Three choices: update, swap, kill

For every old feature or library that was about to break, we were generally faced with the same few choices for how to deal with it: update, swap, or kill. Our rough algorithm for dealing with this, in pseudocode form:

if there is an easy update or fix
    update
else if there is an alternate library
    swap
else
    kill
Rock, paper, scissors
Update (rock), swap (paper), kill (scissors)

In the case of Armstrong components, we chose to kill, and roll our own lightweight replacements. For django-compressor and MySQL, we swapped to WhiteNoise and Postgres respectively. And for Sentry and Reversion (along with many other smaller Python libraries), we updated. These decisions aren’t always easy, but we erred on the side of using the most recently updated libraries, and we looked for overlaps with our other goals. Then again, we’re still using the old test runner, so sometimes our solution was “put it off.”

Look for overlaps

Many of these old versions and libraries were, unsurprisingly, in neglected corners of our codebase, where we were previously afraid to touch anything. The drive to upgrade put incentive on developers to go in and clean out old cobwebs. Moreover, many projects served more purposes than merely upgrading; we had wanted to switch to Postgres and drop old Armstrong projects anyway. While they were side-upgrades in our path to our Django mega-upgrade, they improved the performance and usability of our site in crucial ways. Our fresh new Sentry and WhiteNoise implementations likewise improved our development workflow, allowing for benefits like integrating error logs with Slack, and streamlining deployment of static assets. Finally, they were also important benchmarks to show to editorial and business staff; progress was being made as a byproduct of these upgrades.

In short, keeping Django up-to-date is not just helpful for its new features, its security, and its performance: it’s also an effective way to audit our codebase for old smells, and provide incentive to developers and managers alike to tackle them.

Upgrade in stages

The majority of our roadblocks to upgrading were due to code deprecations; given the way Django’s release cycle works, this meant that most of the stuff we needed to change for 1.6 would also work with 1.5. So we made 95% of the necessary changes before actually upgrading; this let us identify problems piecemeal. By the time we upgraded, we had tackled most of the potential problems already, and the upgrade itself was mercifully anticlimactic.

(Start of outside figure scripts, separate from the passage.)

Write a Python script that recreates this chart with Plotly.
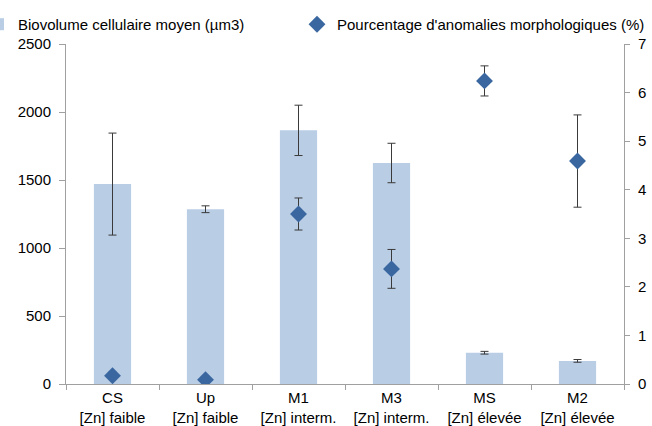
import plotly.graph_objects as go

categories = ["CS<br>[Zn] faible", "Up<br>[Zn] faible", "M1<br>[Zn] interm.",
              "M3<br>[Zn] interm.", "MS<br>[Zn] élevée", "M2<br>[Zn] élevée"]
biovolume = [1470, 1285, 1865, 1625, 230, 170]
biovolume_err = [375, 25, 185, 145, 10, 10]
anomalies = [0.17, 0.09, 3.50, 2.37, 6.24, 4.59]
anomalies_err = [0.07, 0.03, 0.33, 0.40, 0.31, 0.95]

FONT = "Liberation Sans, Arial, sans-serif"
AX = "#a0a0a0"
ERR = "#3a3a3a"
FS = 15

fig = go.Figure()
fig.add_trace(go.Bar(
    x=categories, y=biovolume, name="Biovolume cellulaire moyen (µm3)",
    marker=dict(color="#b9cde5", line=dict(width=0)), width=0.4,
    error_y=dict(type="data", array=biovolume_err, color=ERR, thickness=1, width=4),
    yaxis="y", legend="legend",
))
fig.add_trace(go.Scatter(
    x=categories, y=anomalies, name="Pourcentage d'anomalies morphologiques (%)",
    mode="markers", marker=dict(symbol="diamond", size=13, color="#3a67a0"),
    error_y=dict(type="data", array=anomalies_err, color=ERR, thickness=1, width=4),
    yaxis="y2", legend="legend2",
))

tickfont = dict(family=FONT, size=FS, color="#000000")
legfont = dict(family=FONT, size=FS, color="#000000")
fig.update_layout(
    width=652, height=426,
    margin=dict(l=66, r=28, t=44, b=42, autoexpand=False),
    paper_bgcolor="white", plot_bgcolor="white",
    font=dict(family=FONT, size=FS, color="#000000"),
    showlegend=True,
    legend=dict(orientation="h", x=-0.1577, xanchor="left", y=1.106, yanchor="top",
                font=legfont, itemwidth=30, bgcolor="rgba(0,0,0,0)"),
    legend2=dict(orientation="h", x=0.414, xanchor="left", y=1.106, yanchor="top",
                 font=legfont, itemwidth=30, bgcolor="rgba(0,0,0,0)"),
    xaxis=dict(type="category", showline=True, linecolor=AX, linewidth=1,
               ticks="outside", ticklen=5, tickcolor=AX, tickson="boundaries",
               tickfont=tickfont, showgrid=False, zeroline=False,
               range=[-0.5, 5.5]),
    xaxis2=dict(overlaying="x", anchor="y", side="bottom", range=[-0.5, 5.5],
                tickmode="array", tickvals=[0.5, 1.5, 2.5, 3.5, 4.5],
                ticks="inside", ticklen=5, tickcolor=AX, showticklabels=False,
                showline=False, showgrid=False, zeroline=False),
    yaxis=dict(range=[0, 2500], dtick=500, showline=True, linecolor=AX, linewidth=1,
               ticks="outside", ticklen=6, tickcolor=AX, tickfont=tickfont,
               ticklabelstandoff=5,
               showgrid=False, zeroline=False),
    yaxis2=dict(range=[0, 7], dtick=1, overlaying="y", side="right", anchor="x",
                showline=True, linecolor=AX, linewidth=1,
                ticks="outside", ticklen=5, tickcolor=AX, tickfont=tickfont,
                ticklabelstandoff=5,
                showgrid=False, zeroline=False),
    yaxis3=dict(range=[0, 2500], dtick=500, overlaying="y", side="left", anchor="x",
                ticks="inside", ticklen=4, tickcolor=AX, showticklabels=False,
                showline=False, showgrid=False, zeroline=False),
    yaxis4=dict(range=[0, 7], dtick=1, overlaying="y", side="right", anchor="x",
                ticks="inside", ticklen=5, tickcolor=AX, showticklabels=False,
                showline=False, showgrid=False, zeroline=False),
    bargap=0.6,
)

fig.write_html("out.html")
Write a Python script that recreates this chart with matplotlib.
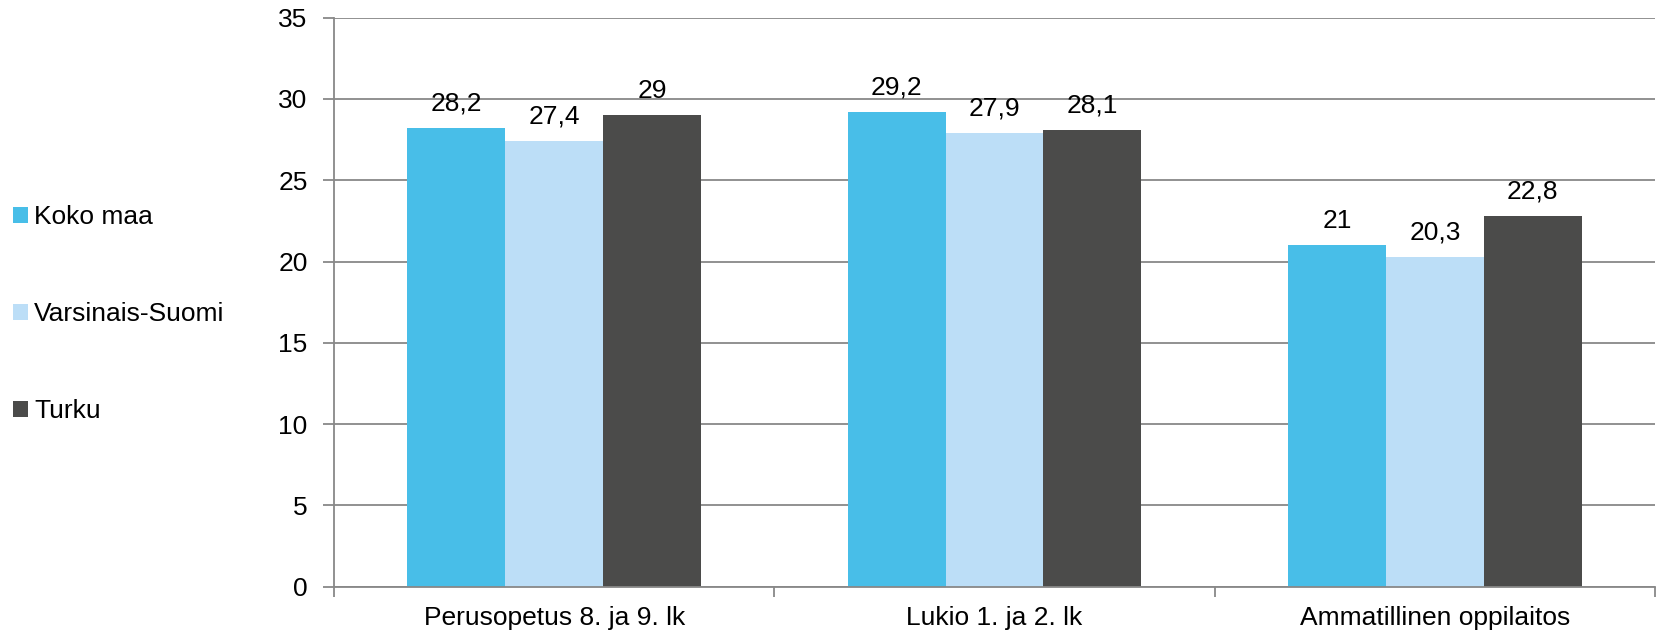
import matplotlib
matplotlib.use('Agg')
import matplotlib.pyplot as plt
import numpy as np

plt.rcParams['font.family'] = ['Liberation Sans', 'DejaVu Sans']

kategoriat = ['Perusopetus 8. ja 9. lk', 'Lukio 1. ja 2. lk', 'Ammatillinen oppilaitos']
sarjat = ['Koko maa', 'Varsinais-Suomi', 'Turku']
koko_maa = [28.2, 29.2, 21]
varsinais_suomi = [27.4, 27.9, 20.3]
turku = [29, 28.1, 22.8]
y_ticks = [0, 5, 10, 15, 20, 25, 30, 35]

arvot = [koko_maa, varsinais_suomi, turku]
varit = ['#48BEE8', '#BCDEF7', '#4B4B4A']

fs = 19
grey = '#888888'

fig = plt.figure(figsize=(16.58, 6.32), dpi=100)
ax = fig.add_axes([334/1658, 1 - 586.7/632, (1655 - 334)/1658, (586.7 - 17.7)/632])

x = np.arange(len(kategoriat))
leveys = 1 / 4.5

palkit = []
for i, (nimi, v, c) in enumerate(zip(sarjat, arvot, varit)):
    pos = x + (i - 1) * leveys
    b = ax.bar(pos, v, width=leveys, color=c, label=nimi, zorder=2)
    palkit.append(b)
    for xx, yy in zip(pos, v):
        ax.annotate(f"{yy:g}".replace('.', ','), (xx, yy), xytext=(0, 12.5),
                    textcoords='offset points', ha='center', va='baseline',
                    fontsize=fs, color='black', zorder=3)

ax.set_xlim(-0.5, 2.5)
ax.set_ylim(0, 35)
ax.set_yticks(y_ticks)
ax.set_yticklabels([str(t) for t in y_ticks])
ax.yaxis.grid(True, color=grey, linewidth=1.3)
ax.set_axisbelow(True)

ax.set_xticks(x)
ax.set_xticklabels(kategoriat)
ax.set_xticks([-0.5, 0.5, 1.5, 2.5], minor=True)
ax.tick_params(axis='x', which='major', length=0, pad=14, labelsize=fs)
ax.tick_params(axis='x', which='minor', length=7, width=1.3, color=grey, direction='out')
ax.tick_params(axis='y', length=8, width=1.3, color=grey, pad=11, labelsize=fs)

for s in ['top', 'right']:
    ax.spines[s].set_visible(False)
for s in ['left', 'bottom']:
    ax.spines[s].set_color(grey)
    ax.spines[s].set_linewidth(1.3)

fig.legend(handles=palkit, labels=sarjat, loc='center left',
           bbox_to_anchor=(13/1658, 1 - 314/632), frameon=False,
           fontsize=fs, handlelength=0.56, handleheight=0.56,
           handletextpad=0.25, labelspacing=2.77, borderpad=0, borderaxespad=0)

fig.savefig('out.png', dpi=100)
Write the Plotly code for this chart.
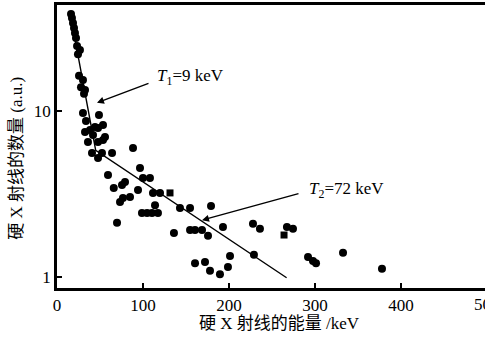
import math
import plotly.graph_objects as go

# energy (keV) and counts (a.u.)
circle_x = [16.3, 17.4, 18.6, 19.8, 20.9, 22.1, 23.3, 26.7, 24.4,
            25.6, 30.2, 27.9, 32.6, 31.4,
            30.2, 48.8, 33.7, 32.6, 38.4, 44.2, 47.7, 53.5, 41.9, 55.8, 36.0, 47.7, 53.5,
            40.7, 52.3, 64.0, 47.7,
            88.4, 96.5, 59.3, 66.0, 75.6, 79.1, 100.0, 108.1,
            94.2, 84.9, 76.7, 73.3, 111.6, 119.8, 114.0,
            98.8, 104.7, 110.5, 117.4, 69.8,
            143.0, 154.7, 179.1,
            136.0, 154.7, 160.5, 168.6, 175.6, 193.0,
            227.9, 236.0, 267.4, 274.4,
            201.2, 229.0, 160.5, 172.1, 177.9, 189.5, 198.8,
            291.9, 297.7, 301.2, 332.6, 377.9]
circle_y = [38.4, 36.3, 33.9, 31.6, 29.5, 27.5, 24.6, 23.3, 22.0,
            16.3, 15.4, 13.9, 13.4, 12.7,
            9.72, 9.46, 8.71, 7.47, 7.68, 8.01, 7.9, 8.24, 7.17, 6.97, 6.51, 6.51, 6.69,
            5.58, 5.58, 5.58, 5.21,
            5.98, 4.53, 4.12, 3.44, 3.58, 3.73, 3.95, 3.95,
            3.34, 3.03, 2.99, 2.83, 3.21, 3.21, 2.71,
            2.43, 2.43, 2.43, 2.43, 2.12,
            2.60, 2.60, 2.68,
            1.84, 1.92, 1.92, 1.92, 1.77, 2.00,
            2.09, 1.95, 2.00, 1.95,
            1.34, 1.36, 1.21, 1.23, 1.09, 1.04, 1.15,
            1.32, 1.25, 1.21, 1.40, 1.12]
square_x = [131.4, 264.0]
square_y = [3.21, 1.79]

# fitted exponential segments
fit_x = [15.0, 45.0, 267.0]
fit_y = [39.5, 5.8, 0.99]

x_ticks = [0, 100, 200, 300, 400]
y_ticks = [1, 10]

serif = "Liberation Serif, Noto Sans CJK SC, serif"

fig = go.Figure()
fig.add_trace(go.Scatter(x=fit_x, y=fit_y, mode="lines",
                         line=dict(color="black", width=1.4), hoverinfo="skip"))
fig.add_trace(go.Scatter(x=circle_x, y=circle_y, mode="markers",
                         marker=dict(color="black", size=8, symbol="circle")))
fig.add_trace(go.Scatter(x=square_x, y=square_y, mode="markers",
                         marker=dict(color="black", size=7, symbol="square")))

fig.update_layout(
    width=485, height=346,
    margin=dict(l=57, r=0, t=5, b=58),
    paper_bgcolor="white", plot_bgcolor="white",
    showlegend=False,
    font=dict(family=serif, size=17, color="black"),
    xaxis=dict(range=[0, 497.7], tickvals=x_ticks, ticks="inside", ticklen=5,
               tickwidth=1.5, tickcolor="black", showline=True, linewidth=2.5,
               linecolor="black", mirror=True, showgrid=False, zeroline=False,
               tickfont=dict(family=serif, size=17)),
    yaxis=dict(type="log", range=[-0.0663, 1.6386], tickvals=y_ticks,
               ticktext=[str(v) for v in y_ticks], ticks="inside", ticklen=5,
               tickwidth=1.5, tickcolor="black", showline=True, linewidth=2.5,
               linecolor="black", showgrid=False, zeroline=False,
               tickfont=dict(family=serif, size=17)),
)

annotations = [
    dict(xref="paper", yref="paper", x=0.521, y=-0.125, text="硬 X 射线的能量 /keV",
         showarrow=False, xanchor="center", yanchor="middle",
         font=dict(family=serif, size=17)),
    dict(xref="paper", yref="paper", x=-0.0935, y=0.46, text="硬 X 射线的数量 (a.u.)",
         showarrow=False, textangle=-90, xanchor="center", yanchor="middle",
         font=dict(family=serif, size=17)),
    dict(xref="paper", yref="paper", x=1.0047, y=-0.06, text="500", showarrow=False,
         xanchor="center", yanchor="middle", font=dict(family=serif, size=17)),
    # T1 arrow and label
    dict(x=46.5, y=math.log10(11.2), xref="x", yref="y", text="", showarrow=True,
         ax=53, ay=-20, arrowhead=2, arrowsize=1, arrowwidth=1.4, arrowcolor="black"),
    dict(x=155.8, y=math.log10(16.0), xref="x", yref="y",
         text="<i>T</i><sub>1</sub>=9 keV", showarrow=False,
         font=dict(family=serif, size=17)),
    # T2 arrow and label
    dict(x=168.6, y=math.log10(2.20), xref="x", yref="y", text="", showarrow=True,
         ax=98, ay=-27, arrowhead=2, arrowsize=1, arrowwidth=1.4, arrowcolor="black"),
    dict(x=337.2, y=math.log10(3.34), xref="x", yref="y",
         text="<i>T</i><sub>2</sub>=72 keV", showarrow=False,
         font=dict(family=serif, size=17)),
]
fig.update_layout(annotations=annotations)

fig.write_html("out.html", config={"displayModeBar": False},
               post_script="document.body.style.margin='0';document.body.style.overflow='hidden';")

Some people advised us to rip the Band-Aid off and upgrade three versions of Django at once, rather than just going to 1.6. But the scale of even this single-version change made a multi-version upgrade seem nigh-impossible. At best, we would have been left with smells and deprecations we weren’t aware of. At worst, it would have been daunting to the point of demoralizing.

A quick note on testing: it’s probably impossible to test for every single thing that could go wrong. We have automated tests that helped us identify many early problems. We navigated around every conceivable corner of our site, and went through a checklist of major editorial actions that happen in our CMS. We even tried to run a sample of our access logs through our test site to check for errors. But these still weren’t enough, as we didn’t discover some of the biggest problems until they hit staging, and smaller ones even popped up in production. This might be unavoidable, but the earlier we can poke at the upgrade, the better in terms of knowing what might go wrong.

With these lessons and patterns in mind, we already upgraded to 1.7 and have a more robust roadmap towards upgrading to Django 1.8 and 1.9; we have set up a more rigorous testing plan; and we expect to get there much faster than the 2.5 years that it took us to get to 1.6. For anyone sitting on an old stack of technical debt, be encouraged: it can be done!